Liffe and ICE say the changes are needed if they are to vie with Chicago-based CME Group and Deutsche Börse’s Eurex, both of which operate clearing systems. Futures exchanges contend that the proprietary nature of their products and the fast pace of innovation make in-house clearing beneficial. Technically, the new plans don’t fall afoul of the EU code of conduct, which covers only equities, but the growing importance of futures for stock exchanges is eroding distinctions between the two markets.

The London Stock Exchange, which, unlike its rivals, doesn’t control the clearing of its trades but acquired Italy’s clearing system last year when it bought the Borsa Italiana, argues that the futures exchanges are acting in an anticompetitive manner. “They’ve driven a coach and horses through the spirit of McCreevy’s code,” LSE chairman Chris Gibson-Smith said last month at a news conference on the company’s results.

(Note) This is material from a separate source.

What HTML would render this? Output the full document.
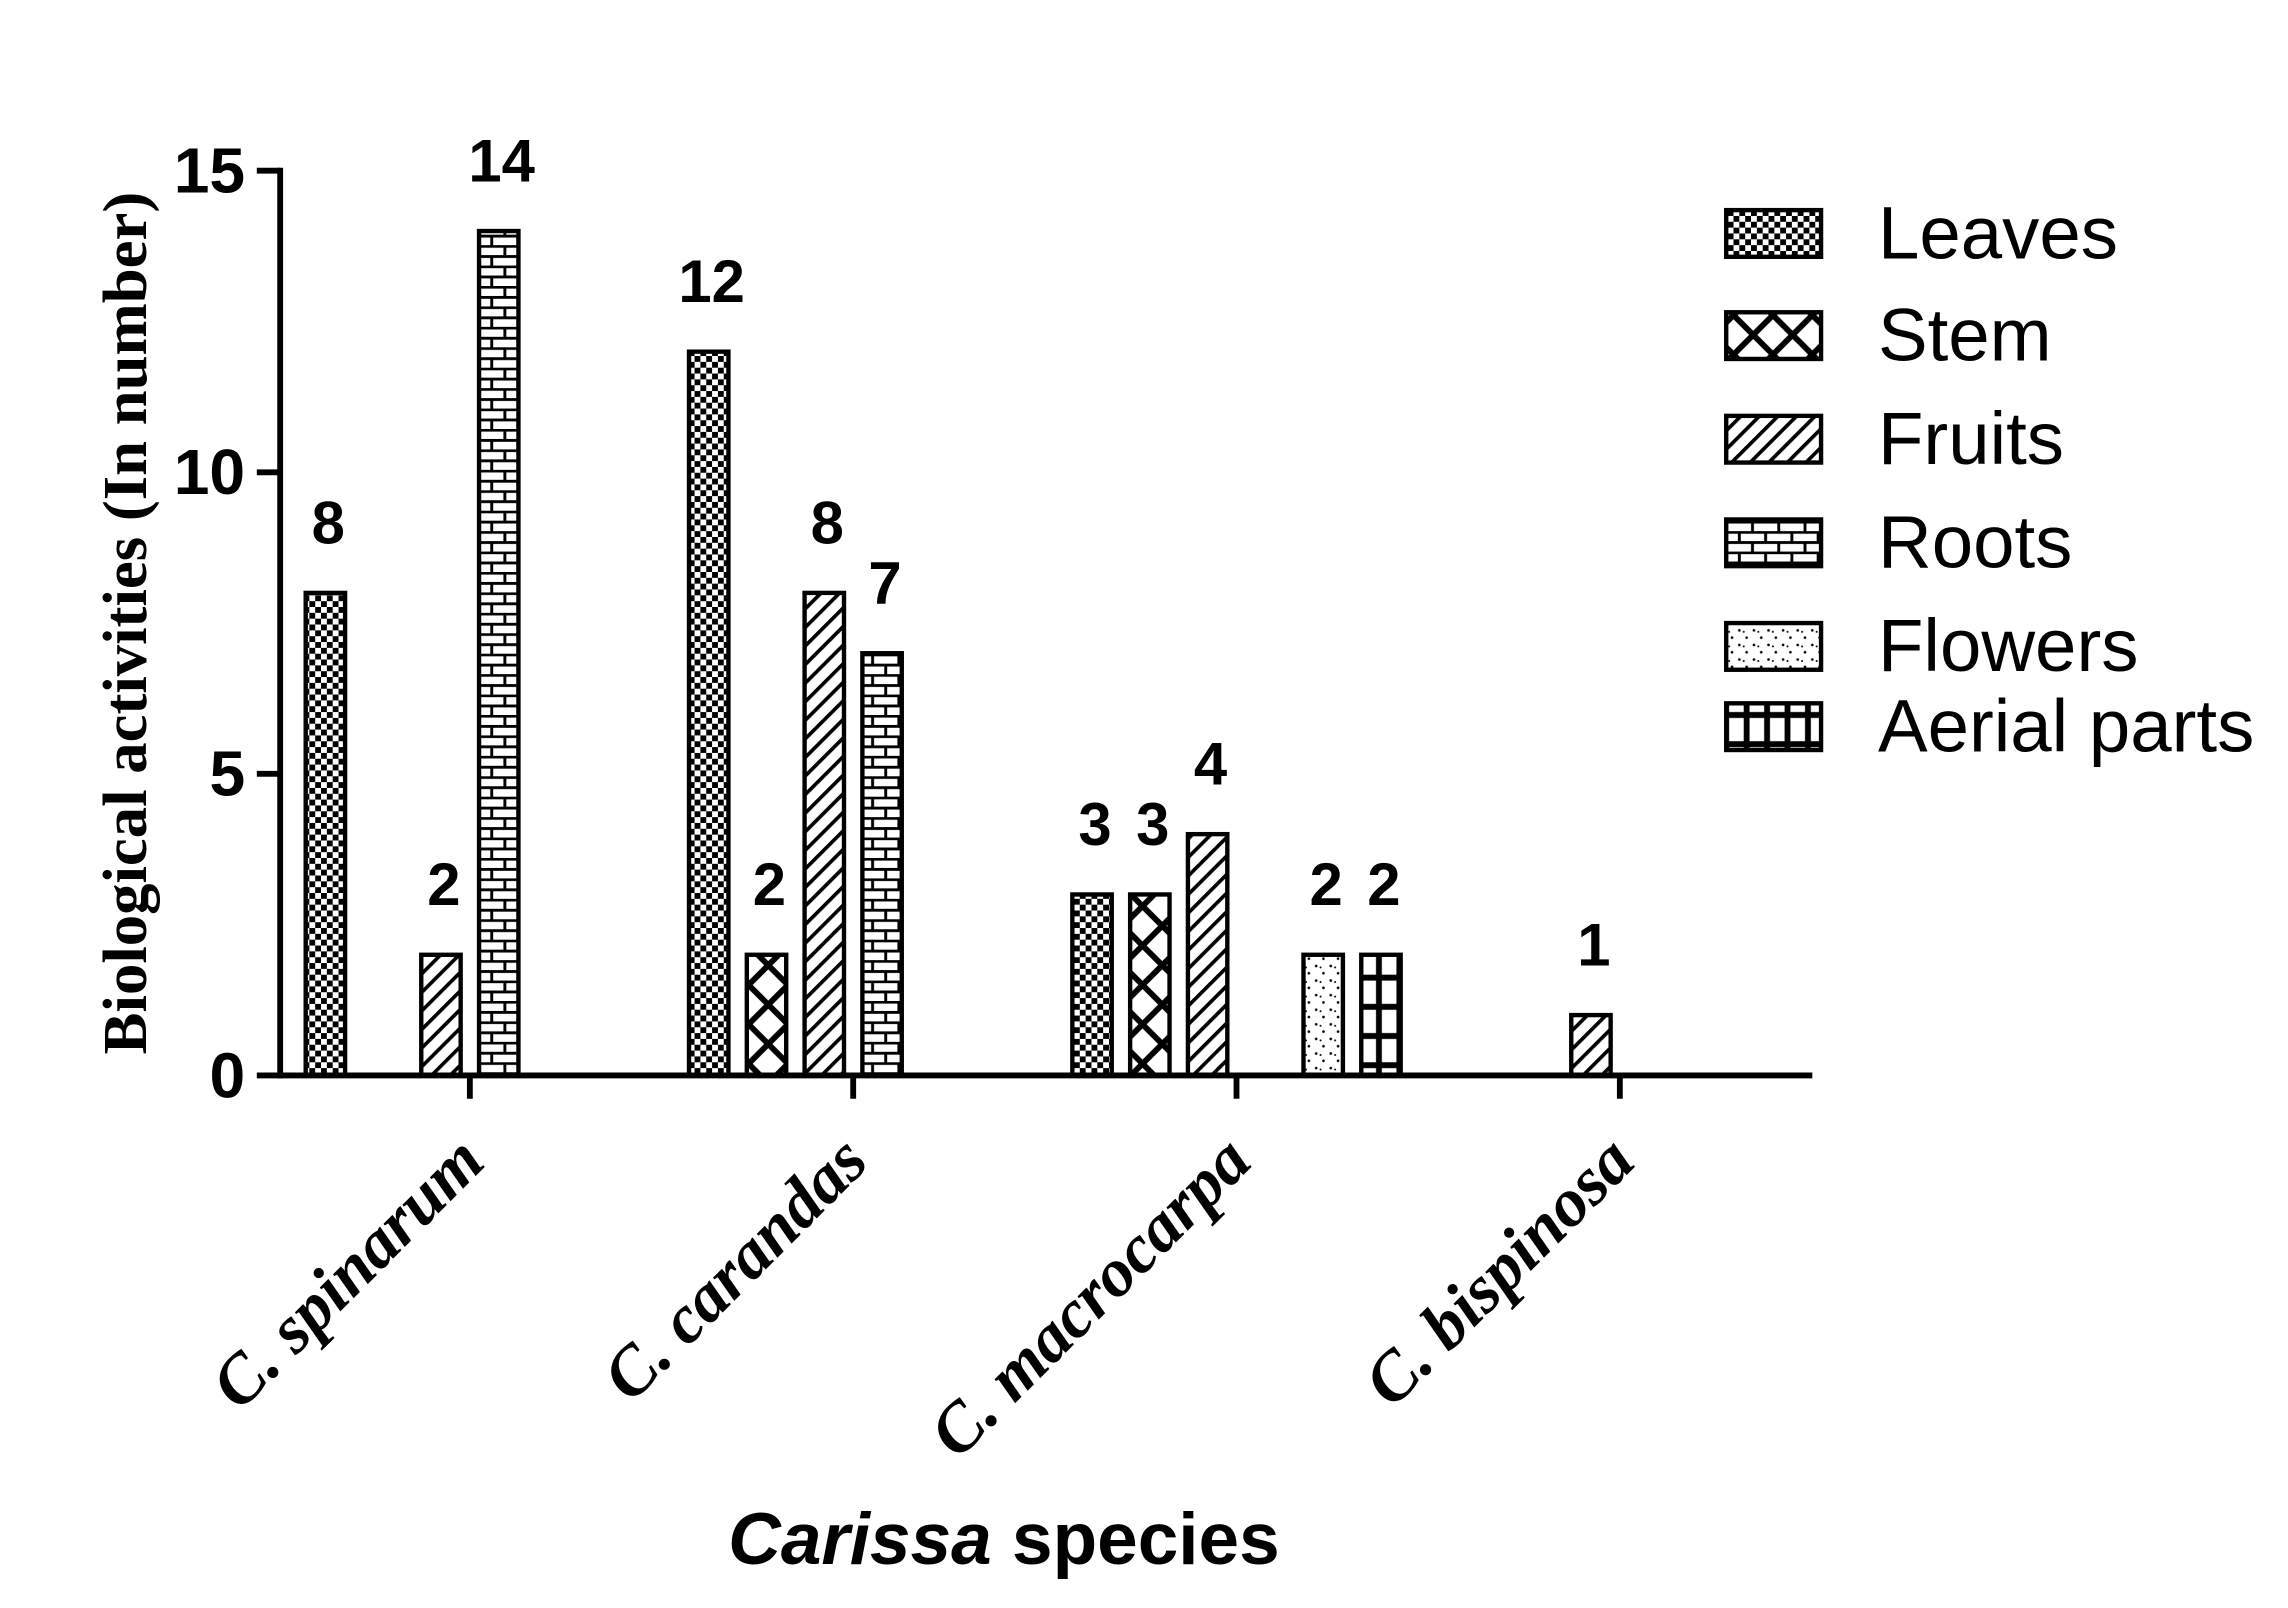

For LCH.Clearnet, which provides posttrading services to seven futures exchanges and five equity exchanges, including Euronext and the LSE, the new ventures pose a double threat. Futures exchanges are the company’s biggest breadwinner: It cleared 1.41 billion derivatives trades last year, compared with 314 million equities trades. Indeed, last month Standard & Poor’s downgraded its outlook on LCH.Clearnet’s AA credit rating from stable to negative because of the threat from the new clearing ventures.

The segregation or removal of large pools of liquidity from LCH.Clearnet’s central counterparty default fund also reduces its ability to offer risk diversification and generate capital savings.

“Nobody wants to straitjacket the exchanges” and dictate how they reduce clearing costs, says Anthony Belchambers, chief executive of the Futures and Options Association. But he says users want to ensure that new clearing initiatives don’t stifle competition.

LCH.Clearnet is fighting back. Last month it struck an agreement to provide clearing services for ICE’s archrival, New York–based Nymex, which has agreed to be bought by CME. The company is also reported to be holding merger talks with Depositary Trust & Clearing Corp., the U.S. clearer that is seeking to expand in Europe.

The failure so far of the voluntary code of conduct to foster interoperability could force the EU Commission to consider legislation to promote open access among clearers and reduce costs, says Oliver Drewes, a spokesman for McCreevy. Warns the FOA’s Belchambers, “If they go to the trouble of bringing forward legislation through the European Parliament, they’re going to look at widening the scope to all listed products,” including futures and options. Such a move could lead to the separation of clearing services to be run on a utility-type basis. That would be the last thing that Europe’s vertically integrated exchanges, which derive a large portion of their profits from clearing, would like to see.